Three kinds of AI products work

Scope of “AI products” seen as too narrow

  • Many commenters argue the article conflates “AI” with “LLMs you chat with,” ignoring large, profitable categories: fraud detection, recommendation, translation, speech recognition, TTS, driving, medical imaging, document parsing, supply-chain optimization, etc.
  • Successful tools like Grammarly, DeepL, and vision-based document processing are cited as counterexamples to the three categories.
  • Several stress that the most valuable AI is “invisible” infrastructure; users don’t even know AI is involved.

Media generation as a major category

  • Multiple replies object to dismissing image generation as a “toy”; they say image/video/music/voice/3D tools are already production-grade for design, marketing, film, and game assets.
  • Discussion on UX: graph/node-based systems (ComfyUI-like) are seen as too technical; “Adobe/Figma-like” interfaces that hide model complexity are considered the real opportunity.
  • Some note that modern media tools already behave agentically (iterative edits, inpainting, upscaling), just on pixels instead of code.

Alternative product taxonomies

  • One proposed breakdown:
    • Batch/pipeline processing (document parsing, moderation).
    • “AI features” inside apps (summaries, tags, autocomplete).
    • True agents (AI controls workflow).
  • Others say “three kinds of AI products” is as coarse as “three kinds of internet products,” too high-level to be predictive.
  • Several point out the article itself effectively lists more than three categories.

Agents and coding tools: strong disagreement

  • Some report big wins from coding agents: debugging, analyzing logs/stack traces, discovering index issues, and catching obscure build problems.
  • Others find agents unreliable or “lying,” producing useless code even with good APIs; they trust junior devs more and see agents as “slop factories” without a human in the loop.
  • Debate on productivity impact: claims range from negligible savings to “4–8x fewer developers needed,” with skeptics demanding harder evidence.
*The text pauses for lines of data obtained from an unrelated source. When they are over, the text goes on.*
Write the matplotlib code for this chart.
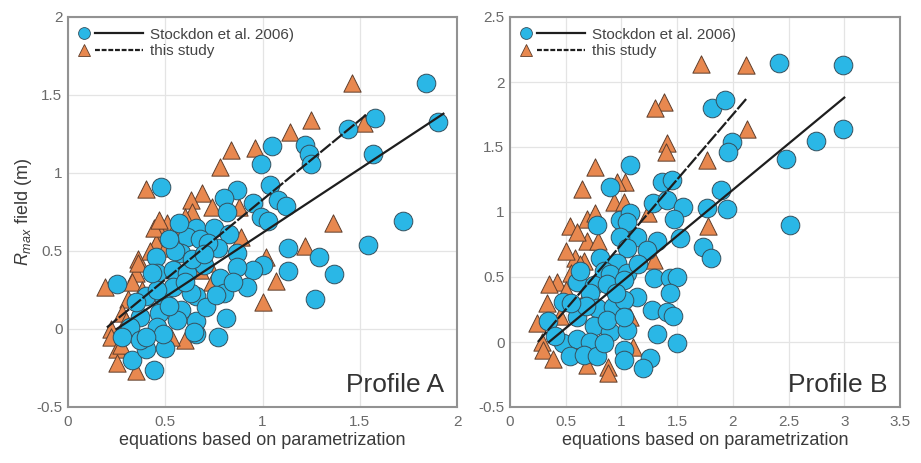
import matplotlib
matplotlib.use("Agg")
import matplotlib.pyplot as plt
from matplotlib.lines import Line2D
from matplotlib.legend_handler import HandlerBase
from matplotlib.ticker import FuncFormatter, MultipleLocator

plt.rcParams['font.family'] = ['Liberation Sans', 'DejaVu Sans']
plt.rcParams['mathtext.fontset'] = 'custom'
plt.rcParams['mathtext.rm'] = 'Liberation Sans'
plt.rcParams['mathtext.it'] = 'Liberation Sans:italic'

# ---------------- data: Profile A ----------------
a_circ_x = [0.25, 0.48, 1.84, 1.90, 1.58, 1.44, 1.57, 1.72, 1.54, 1.37, 1.29, 1.27, 1.13, 1.13,
            1.00, 0.95, 0.92, 0.81, 0.77, 0.44, 0.33, 0.40, 0.50, 0.66, 0.66, 1.05, 0.99, 1.22,
            1.24, 1.25, 1.04, 1.08, 1.12, 0.95, 0.99, 1.03, 0.87, 0.80, 0.82, 0.66, 0.75, 0.83,
            0.61, 0.68, 0.58, 0.77, 0.87, 0.45, 0.46, 0.54, 0.61, 0.70, 0.78, 0.80, 0.87, 0.40,
            0.49, 0.58, 0.66, 0.71, 0.47, 0.37, 0.32, 0.28, 0.37, 0.46, 0.65, 0.63, 0.54, 0.46,
            0.35, 0.56, 0.49, 0.40, 0.55, 0.64, 0.72, 0.52, 0.57, 0.70, 0.60, 0.52, 0.43, 0.76,
            0.85]
a_circ_y = [0.29, 0.91, 1.58, 1.33, 1.35, 1.28, 1.12, 0.69, 0.54, 0.35, 0.46, 0.19, 0.52, 0.37,
            0.41, 0.38, 0.27, 0.07, -0.05, -0.26, -0.20, -0.13, -0.12, -0.03, 0.05, 1.17, 1.06, 1.18,
            1.12, 1.06, 0.92, 0.83, 0.79, 0.81, 0.72, 0.69, 0.89, 0.84, 0.75, 0.65, 0.65, 0.61,
            0.59, 0.58, 0.49, 0.52, 0.49, 0.46, 0.36, 0.38, 0.36, 0.41, 0.33, 0.23, 0.40, 0.21,
            0.21, 0.12, 0.21, 0.14, 0.10, 0.08, 0.01, -0.05, -0.07, 0.01, -0.02, 0.23, 0.27, 0.25,
            0.17, 0.06, -0.03, -0.05, 0.50, 0.45, 0.55, 0.58, 0.68, 0.48, 0.30, 0.15, 0.36, 0.22,
            0.30]
a_tri_x = [0.40, 0.69, 0.63, 0.78, 0.84, 0.96, 0.74, 0.64, 0.51, 0.56, 0.48, 0.52, 0.36, 0.88,
           0.19, 0.31, 0.35, 0.36, 0.22, 0.22, 0.25, 0.25, 0.35, 1.00, 0.60, 0.53, 0.68, 1.07,
           1.46, 1.25, 1.14, 1.52, 1.36, 1.22, 1.02, 0.89, 0.72, 0.74, 0.28, 0.30, 0.45, 0.42,
           0.50, 0.60, 0.58, 0.33, 0.38, 0.27, 0.44, 0.47]
a_tri_y = [0.90, 0.87, 0.83, 1.04, 1.15, 1.16, 0.78, 0.75, 0.68, 0.67, 0.61, 0.57, 0.45, 0.78,
           0.27, 0.19, 0.36, 0.42, 0.00, -0.05, -0.13, -0.22, -0.27, 0.17, -0.07, -0.05, 0.38, 0.31,
           1.58, 1.34, 1.26, 1.32, 0.68, 0.53, 0.46, 0.59, 0.42, 0.30, 0.10, 0.05, 0.55, 0.50,
           0.52, 0.72, 0.62, 0.30, 0.25, -0.10, 0.65, 0.70]
a_stock_x = [0.25, 1.93]
a_stock_y = [0.00, 1.38]
a_study_x = [0.20, 1.54]
a_study_y = [0.01, 1.38]

# ---------------- data: Profile B ----------------
b_circ_x = [2.41, 2.99, 2.99, 2.75, 2.48, 2.51, 1.81, 1.93, 1.99, 1.96, 1.89, 1.95, 1.77, 1.08,
            0.90, 1.36, 1.45, 1.28, 1.41, 1.55, 1.47, 0.99, 1.08, 0.78, 1.14, 1.32, 1.05, 0.99,
            1.53, 1.73, 1.80, 1.05, 1.23, 0.81, 0.96, 0.84, 0.90, 1.05, 1.29, 1.44, 1.50, 0.60,
            0.75, 0.72, 0.87, 1.02, 1.14, 1.44, 1.27, 1.41, 1.46, 1.32, 1.50, 1.26, 1.19, 0.48,
            0.34, 0.60, 0.78, 0.92, 1.02, 0.75, 0.90, 1.05, 0.48, 0.60, 0.72, 0.54, 0.66, 0.78,
            1.02, 1.02, 0.84, 0.87, 1.02, 0.68, 0.95, 1.15, 0.55, 0.40, 0.63]
b_circ_y = [2.15, 2.13, 1.64, 1.55, 1.41, 0.90, 1.80, 1.86, 1.54, 1.46, 1.17, 1.02, 1.03, 1.36,
            1.19, 1.23, 1.25, 1.07, 1.09, 1.04, 0.95, 0.94, 0.99, 0.90, 0.81, 0.78, 0.92, 0.81,
            0.80, 0.73, 0.65, 0.72, 0.71, 0.65, 0.61, 0.55, 0.52, 0.53, 0.49, 0.49, 0.50, 0.46,
            0.44, 0.38, 0.45, 0.48, 0.35, 0.38, 0.25, 0.23, 0.20, 0.06, -0.01, -0.12, -0.20, 0.31,
            0.16, 0.19, 0.26, 0.27, 0.32, 0.12, 0.08, 0.09, -0.01, 0.02, 0.00, -0.11, -0.10, -0.11,
            -0.06, -0.14, -0.01, 0.17, 0.19, 0.28, 0.38, 0.60, 0.30, 0.05, 0.55]
b_tri_x = [1.71, 2.12, 1.38, 1.30, 2.13, 1.41, 1.40, 1.77, 0.76, 0.65, 1.03, 0.96, 0.93, 1.02,
           1.78, 0.54, 0.69, 0.76, 0.69, 0.79, 0.58, 0.66, 0.42, 1.29, 1.24, 0.33, 0.24, 0.29,
           0.30, 0.39, 0.88, 0.88, 1.10, 1.08, 0.57, 0.69, 0.55, 0.63, 0.50, 0.45, 0.35, 0.60,
           0.65, 0.50]
b_tri_y = [2.14, 2.13, 1.85, 1.80, 1.64, 1.53, 1.46, 1.40, 1.35, 1.18, 1.23, 1.23, 1.08, 1.08,
           0.89, 0.89, 0.95, 0.99, 0.78, 0.78, 0.65, 0.62, 0.46, 0.63, 0.99, 0.30, 0.15, 0.00,
           -0.06, -0.13, -0.19, -0.24, -0.04, 0.19, -0.04, -0.18, 0.53, 0.60, 0.40, 0.20, 0.45, 0.85,
           0.30, 0.70]
b_stock_x = [0.35, 3.00]
b_stock_y = [0.00, 1.88]
b_study_x = [0.25, 2.13]
b_study_y = [0.00, 1.88]

legend_labels = ["Stockdon et al. 2006)", "this study"]

# ---------------- style ----------------
CIRC_FC = '#2ab7e6'
CIRC_EC = '#35505e'
TRI_FC = '#e8884f'
TRI_EC = '#5e3e2c'
LINE_C = '#1e1e1e'
STUDY_DASH = (6.0, 0.9)


class Combo:
    def __init__(self, marker, fc, ec, ls):
        self.marker, self.fc, self.ec, self.ls = marker, fc, ec, ls


class ComboHandler(HandlerBase):
    def create_artists(self, legend, h, xdescent, ydescent, width, height, fontsize, trans):
        y = height / 2 - ydescent
        m = Line2D([-xdescent + width * 0.09], [y], marker=h.marker, markersize=8.5,
                   markerfacecolor=h.fc, markeredgecolor=h.ec, markeredgewidth=0.6,
                   linestyle='none')
        ln = Line2D([-xdescent + width * 0.26, -xdescent + width], [y, y], color=LINE_C, lw=1.6)
        if h.ls == 'dash':
            ln.set_dashes((2.2, 0.8))
        m.set_transform(trans)
        ln.set_transform(trans)
        return [m, ln]


fig = plt.figure(figsize=(9.21, 4.63), dpi=100)
axA = fig.add_axes([68 / 921, 1 - 407 / 463, 389 / 921, 390 / 463])
axB = fig.add_axes([510 / 921, 1 - 407 / 463, 390 / 921, 390 / 463])

fmt = FuncFormatter(lambda v, p: '%g' % round(v, 3))


def draw(ax, cx, cy, tx, ty, sx, sy, dx, dy, xmax, ymax, title):
    ax.scatter(tx, ty, s=155, marker='^', c=TRI_FC, edgecolors=TRI_EC, linewidths=0.7, zorder=2)
    ax.scatter(cx, cy, s=180, marker='o', c=CIRC_FC, edgecolors=CIRC_EC, linewidths=0.7, zorder=3)
    ax.plot(sx, sy, color=LINE_C, lw=1.6, zorder=4)
    ax.plot(dx, dy, color=LINE_C, lw=1.6, dashes=STUDY_DASH, zorder=4)
    ax.set_xlim(0, xmax)
    ax.set_ylim(-0.5, ymax)
    ax.xaxis.set_major_locator(MultipleLocator(0.5))
    ax.yaxis.set_major_locator(MultipleLocator(0.5))
    ax.xaxis.set_major_formatter(fmt)
    ax.yaxis.set_major_formatter(fmt)
    ax.grid(True, color='#e4e4e4', lw=0.9, zorder=0)
    ax.set_axisbelow(True)
    for sp in ax.spines.values():
        sp.set_color('#929292')
        sp.set_linewidth(1.5)
    ax.tick_params(axis='x', length=0, pad=6, labelsize=11, labelcolor='#6a6a6a')
    ax.tick_params(axis='y', length=0, pad=4, labelsize=11, labelcolor='#6a6a6a')
    ax.set_xlabel('equations based on parametrization', fontsize=13, color='#3a3a3a', labelpad=2)
    ax.text(0.967, 0.025, title, transform=ax.transAxes, ha='right', va='bottom',
            fontsize=19, color='#333333')
    handles = [Combo('o', CIRC_FC, CIRC_EC, 'solid'), Combo('^', TRI_FC, TRI_EC, 'dash')]
    ax.legend(handles, legend_labels, handler_map={Combo: ComboHandler()},
              loc='upper left', bbox_to_anchor=(0.0, 1.0), frameon=False,
              fontsize=11, handlelength=4.2, handletextpad=0.5, borderaxespad=0.35,
              borderpad=0.35, labelspacing=0.15, labelcolor='#444444')


draw(axA, a_circ_x, a_circ_y, a_tri_x, a_tri_y, a_stock_x, a_stock_y, a_study_x, a_study_y,
     2.0, 2.0, 'Profile A')
draw(axB, b_circ_x, b_circ_y, b_tri_x, b_tri_y, b_stock_x, b_stock_y, b_study_x, b_study_y,
     3.5, 2.5, 'Profile B')
axA.set_ylabel(r'$R_{max}$ field (m)', fontsize=13, color='#3a3a3a', labelpad=2)

fig.savefig('out.png', dpi=100, facecolor='white')
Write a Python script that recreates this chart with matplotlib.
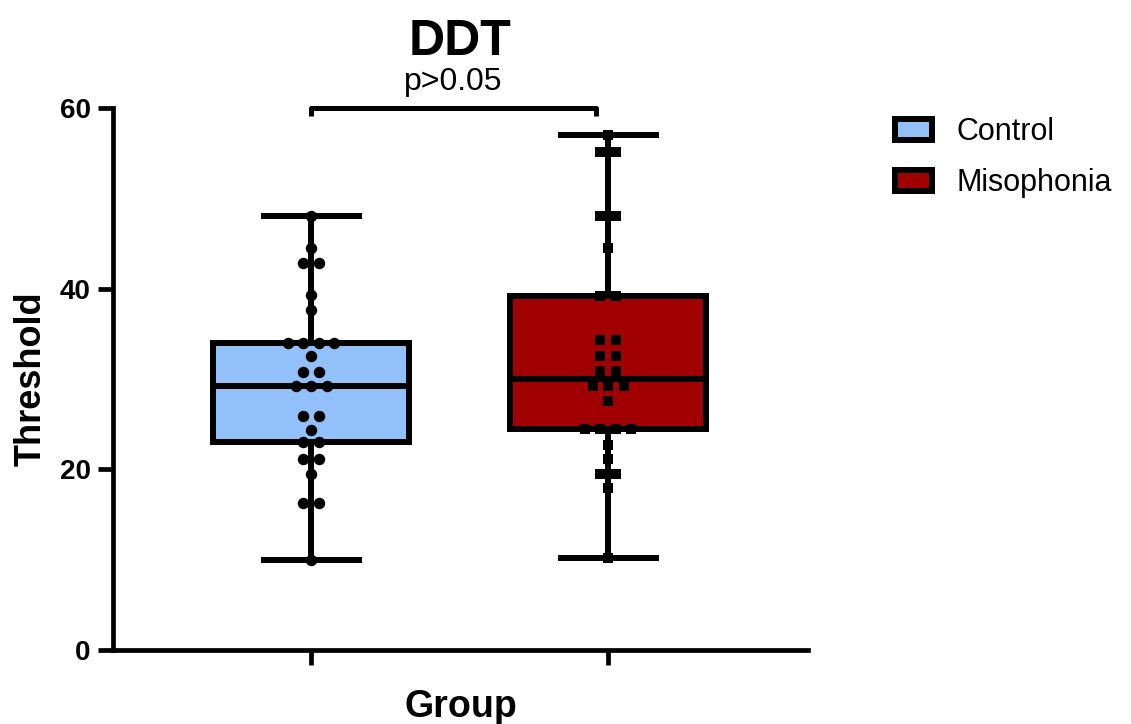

Non-chat, task-focused uses

  • Frequently mentioned working use cases: translation, transcription, summarization of contracts/logs/meetings, basic drafting, clarifying vague business requirements.
  • Some say AI summaries are often bad or misprioritized; others find them net-positive if treated like code review (LLM drafts, human verifies).

Future directions: agents, UX, and infrastructure

  • Many want agents for mundane life tasks (appointments, cancellations, travel, forms) but note current systems struggle with real-world details and costs.
  • Some argue these tasks should be solved with open APIs and classic algorithms, not LLMs everywhere.
  • There is concern about giving agents real powers (refunds, account changes) due to jailbreak and error externalities.
  • Several conclude the real long-term value is AI as an underlying capability or interface layer, not standalone chatbots.